Later, as he was adding a weapons ban to Brazau’s conditions for the two years he will eventually spend on probation, Lapkin snapped, “Language can be a weapon, too, Mr. Brazau.”

Prosecutor Paul Zambonini had asked the judge to impose a sentence of “another six months in jail or more,” but the judge doubled that and gave Brazau a total sentence of 20 months for the three convictions, which, minus the eight months’ credit he received at a 1.5:1 rate for his time in pre-trial custody, means he will be behind bars another year.

It is surely a stern sentence for conduct that didn’t involve profanity or violence, as even Jasmina Dizdarevic, a mother who was in the subway car with her two youngsters and who testified in court, told the judge.

Dizdarevic noticed Brazau quickly. He was standing in the middle of the car, she said, “having fairly loud, argumentative, opinionated conversations … about his interpretations of the Qur’an and Islam and Muslim people.”

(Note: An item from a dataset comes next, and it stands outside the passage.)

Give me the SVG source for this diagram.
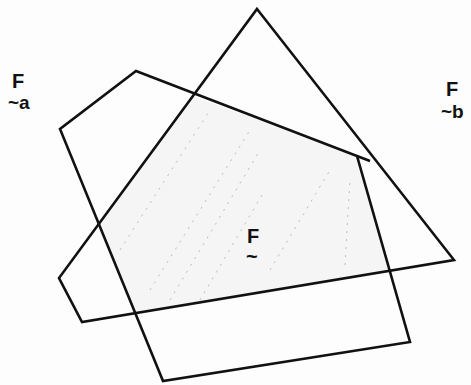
<svg xmlns="http://www.w3.org/2000/svg" width="471" height="385" viewBox="0 0 471 385">
<style>
.edge{fill:none;stroke:#111;stroke-width:2.6;stroke-linejoin:miter}
.lbl{font-family:"Liberation Sans",Arial,sans-serif;font-weight:bold;fill:#111}
.dots{fill:none;stroke:#bbb;stroke-width:1;stroke-dasharray:2 6}
</style>
<rect width="471" height="385" fill="#fdfdfd"/>
<g id="region-F">
<polygon points="195,97 357,156 390,270 136,312 97,226" fill="#f5f5f5"/>
<path class="dots" d="M150,290 L250,130 M170,300 L260,150 M200,300 L265,190 M270,270 L330,170 M345,265 L350,180 M120,250 L210,110"/>
<text class="lbl" x="247" y="243" font-size="20">F</text>
<text class="lbl" x="246" y="263" font-size="20">~</text>
</g>
<g id="Fa">
<polygon class="edge" points="136,71 357,156 410,342 163,381 60,129"/>
<line class="edge" x1="357" y1="156" x2="370" y2="161"/>
<text class="lbl" x="12" y="88" font-size="20">F</text>
<text class="lbl" x="8" y="109" font-size="19">~a</text>
</g>
<g id="Fb">
<polygon class="edge" points="257,9 454,260 82,322 59,278"/>
<text class="lbl" x="446" y="96" font-size="20">F</text>
<text class="lbl" x="441" y="118" font-size="19">~b</text>
</g>
</svg>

At a certain point, she said, an unidentified university-aged man objected to Brazau’s remarks and told him he was a Muslim who had “left my country to come to a peaceful place.” As he got off at the next stop, Dizdarevic said, the young man told Brazau it was nice to meet him and he respected him, to which Brazau replied, “It wasn’t nice to meet you and I hate, or I don’t like, Muslims.”

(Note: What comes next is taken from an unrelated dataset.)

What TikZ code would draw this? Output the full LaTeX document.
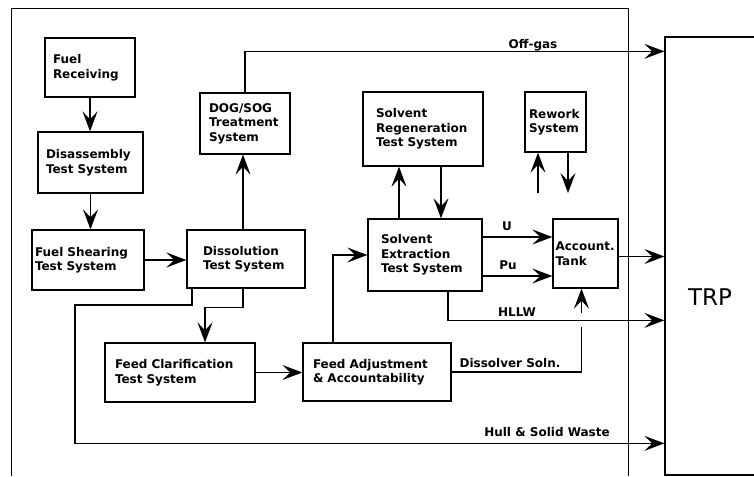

As all around her she said people gasped in horror, “I said, ‘Wow! Unbelievable!’ ” and at that point, Brazau turned his focus on her.

She said she felt intimidated, though not in danger, and the video shot by Brazau’s acquaintance, which was introduced at trial, shows the young mother holding her own.

At one point, she may have even raised the issue of Israel bombing Palestinians — the comment is barely audible on the video — but certainly, as Brazau said in his testimony, Dizdarevic “was giving as good as she got.”

Questioned by Brazau’s lawyer, Moshe Micha, she denied she “didn’t like what he (Brazau) said,” but said rather “I didn’t like how uncomfortable he was making people,” particularly three young women at the end of the car, whom she said were wearing the hijab and appeared to her to be keeping their eyes down so as not to draw Brazau’s attentions.

Still, things might have ended peaceably there — this tough young woman coolly holding her ground with the loutish Brazau — without incident. Dizdarevic was on her way to pick up her car from the mechanic’s, and on a deadline.

But a male passenger — unidentified, he didn’t testify — pressed the emergency button; the alarm is audible on the short video.
Dizdarevic said the man later told her he was worried about her, but she said she was never concerned for her children’s safety or that she couldn’t have walked away.

The train stopped at Islington station in Toronto’s west end, where TTC officials tried to persuade Brazau to leave. But he was outraged by then — by the button-pusher, whom he accused of “showing his daughter the right way to be a Canadian!” — and refused.

After a short delay, the train continued westbound to Kipling station (the final west-end stop along the Bloor-Danforth line), where TTC supervisor Kevin Ward tried to persuade Brazau to leave. For a time chaos ensued, as newly arriving passengers, followed by Brazau, bounced from train to train, trying to find one that would move, until finally, he was arrested by Toronto Police.

Asked by Zambonini if he didn’t think that his remarks would provoke “a response in the minds of most right-thinking Canadians” who pride themselves on their collective tolerance, Brazau replied that “you can react negatively, but I’m not sure that’s an emergency-button offence.”

Lapkin gave Brazau the stiffest penalty, 10 months, for breaching his probation on the earlier hate-mongering offence, which saw him handing out graphic pamphlets about Muslims that he entitled, “They are here and breeding.”

Part of his conditions, imposed only several months before, were to keep the peace and be of good behaviour.

Ironically, Brazau said that as his “social experiment” began that day, “me and this other gentleman were having a conversation about whether we could (even) have the conversation.”

They have the answer, it appears — a resounding no.